### Written instruction
Please set down all the lines beneath this one exactly, without the pictures.

### Data segment
____________
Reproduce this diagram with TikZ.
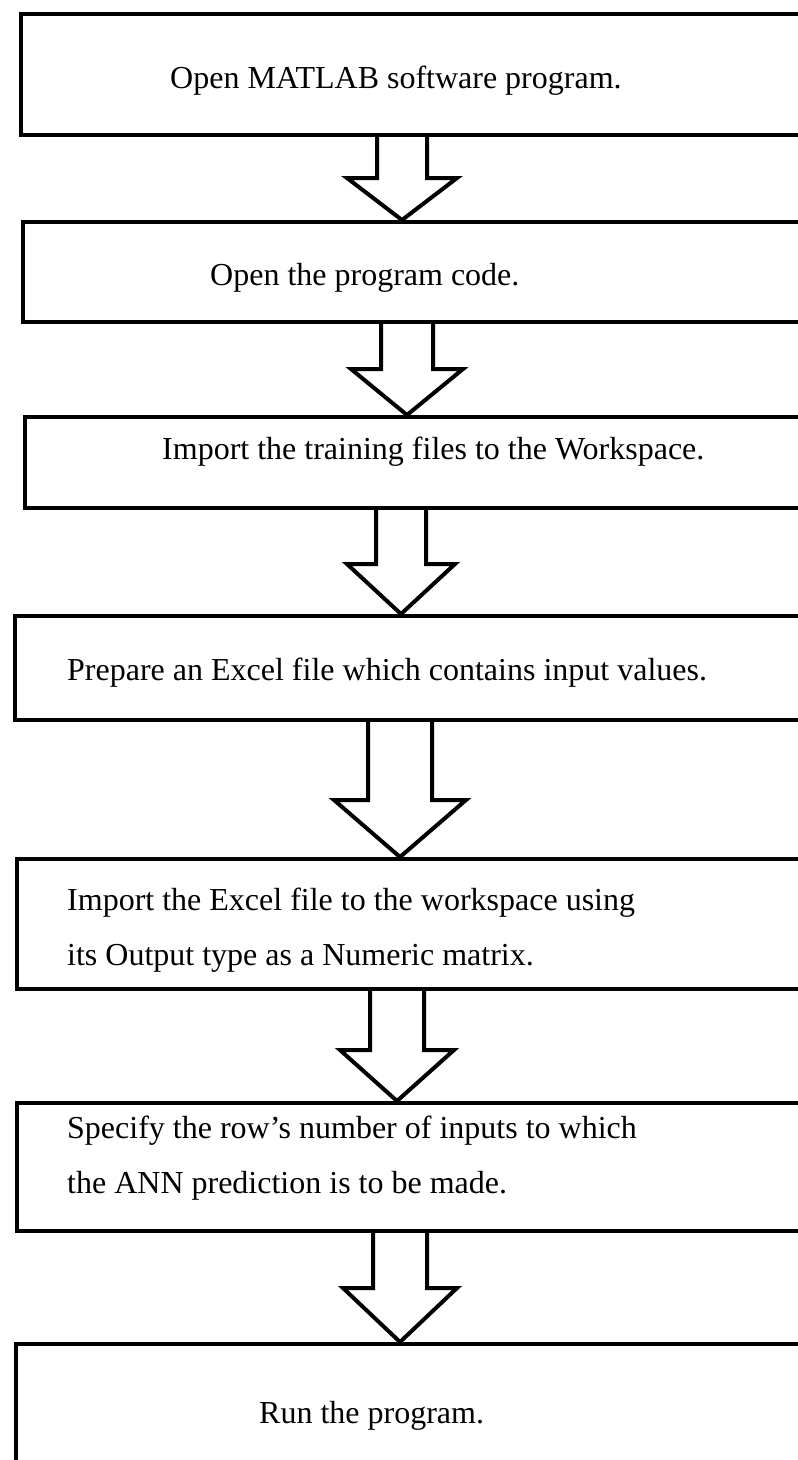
\documentclass[tikz,border=0pt]{standalone}
\usepackage{fontspec}
\setmainfont{Liberation Serif}
\usepackage{tikz}
\usetikzlibrary{calc}

\tikzset{
  caja/.style={draw, line width=4pt, inner sep=0pt, anchor=north west},
  texto/.style={anchor=base west, inner sep=0pt, font=\fontsize{32}{38}\selectfont},
  flecha/.style={line width=4pt, line join=miter}
}

\begin{document}
\begin{tikzpicture}[x=1pt,y=-1pt]
%marco del dibujo
\useasboundingbox (0,0) rectangle (798,1460);
\clip (0,0) rectangle (798,1460);

%cajas de cada paso
\node[caja, minimum width=787pt, minimum height=121pt] (b1) at (19,12) {};
\node[caja, minimum width=785pt, minimum height=100pt] (b2) at (21,220) {};
\node[caja, minimum width=783pt, minimum height=91pt] (b3) at (23,415) {};
\node[caja, minimum width=786pt, minimum height=104pt] (b4) at (13,614) {};
\node[caja, minimum width=791pt, minimum height=130pt] (b5) at (15,857) {};
\node[caja, minimum width=791pt, minimum height=128pt] (b6) at (15,1101) {};
\node[caja, minimum width=786pt, minimum height=140pt] (b7) at (14,1342) {};

%textos de cada paso
\node[texto] (t1) at (170,88) {Open MATLAB software program.};
\node[texto] (t2) at (210,285) {Open the program code.};
\node[texto] (t3) at (162,459) {Import the training files to the Workspace.};
\node[texto] (t4) at (67,680) {Prepare an Excel file which contains input values.};
\node[texto] (t5a) at (67,910) {Import the Excel file to the workspace using};
\node[texto] (t5b) at (67,965) {its Output type as a Numeric matrix.};
\node[texto] (t6a) at (67,1138) {Specify the row’s number of inputs to which};
\node[texto] (t6b) at (67,1193) {the ANN prediction is to be made.};
\node[texto] (t7) at (259,1423) {Run the program.};

%flechas huecas entre los pasos
\foreach \a/\b/\m/\s/\w/\h in {b1/b2/402/25/55/42, b2/b3/407/26/56/46, b3/b4/401/25/54/50,
                              b4/b5/400/32/66/57, b5/b6/397/27/57/51, b6/b7/400/27/57/54}
	\draw[flecha] let \p1=(\a.south), \p2=(\b.north) in
	  (\m pt-\s pt,\y1) -- (\m pt-\s pt,\y2+\h pt) -- (\m pt-\w pt,\y2+\h pt) -- (\m pt,\y2)
	  -- (\m pt+\w pt,\y2+\h pt) -- (\m pt+\s pt,\y2+\h pt) -- (\m pt+\s pt,\y1);
\end{tikzpicture}
\end{document}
____________
### Result of this task
Reproduce this diagram with TikZ.
\documentclass[tikz,border=0pt]{standalone}
\usepackage{fontspec}
\setmainfont{Liberation Serif}
\usepackage{tikz}
\usetikzlibrary{calc}

\tikzset{
  caja/.style={draw, line width=4pt, inner sep=0pt, anchor=north west},
  texto/.style={anchor=base west, inner sep=0pt, font=\fontsize{32}{38}\selectfont},
  flecha/.style={line width=4pt, line join=miter}
}

\begin{document}
\begin{tikzpicture}[x=1pt,y=-1pt]
%marco del dibujo
\useasboundingbox (0,0) rectangle (798,1460);
\clip (0,0) rectangle (798,1460);

%cajas de cada paso
\node[caja, minimum width=787pt, minimum height=121pt] (b1) at (19,12) {};
\node[caja, minimum width=785pt, minimum height=100pt] (b2) at (21,220) {};
\node[caja, minimum width=783pt, minimum height=91pt] (b3) at (23,415) {};
\node[caja, minimum width=786pt, minimum height=104pt] (b4) at (13,614) {};
\node[caja, minimum width=791pt, minimum height=130pt] (b5) at (15,857) {};
\node[caja, minimum width=791pt, minimum height=128pt] (b6) at (15,1101) {};
\node[caja, minimum width=786pt, minimum height=140pt] (b7) at (14,1342) {};

%textos de cada paso
\node[texto] (t1) at (170,88) {Open MATLAB software program.};
\node[texto] (t2) at (210,285) {Open the program code.};
\node[texto] (t3) at (162,459) {Import the training files to the Workspace.};
\node[texto] (t4) at (67,680) {Prepare an Excel file which contains input values.};
\node[texto] (t5a) at (67,910) {Import the Excel file to the workspace using};
\node[texto] (t5b) at (67,965) {its Output type as a Numeric matrix.};
\node[texto] (t6a) at (67,1138) {Specify the row’s number of inputs to which};
\node[texto] (t6b) at (67,1193) {the ANN prediction is to be made.};
\node[texto] (t7) at (259,1423) {Run the program.};

%flechas huecas entre los pasos
\foreach \a/\b/\m/\s/\w/\h in {b1/b2/402/25/55/42, b2/b3/407/26/56/46, b3/b4/401/25/54/50,
                              b4/b5/400/32/66/57, b5/b6/397/27/57/51, b6/b7/400/27/57/54}
	\draw[flecha] let \p1=(\a.south), \p2=(\b.north) in
	  (\m pt-\s pt,\y1) -- (\m pt-\s pt,\y2+\h pt) -- (\m pt-\w pt,\y2+\h pt) -- (\m pt,\y2)
	  -- (\m pt+\w pt,\y2+\h pt) -- (\m pt+\s pt,\y2+\h pt) -- (\m pt+\s pt,\y1);
\end{tikzpicture}
\end{document}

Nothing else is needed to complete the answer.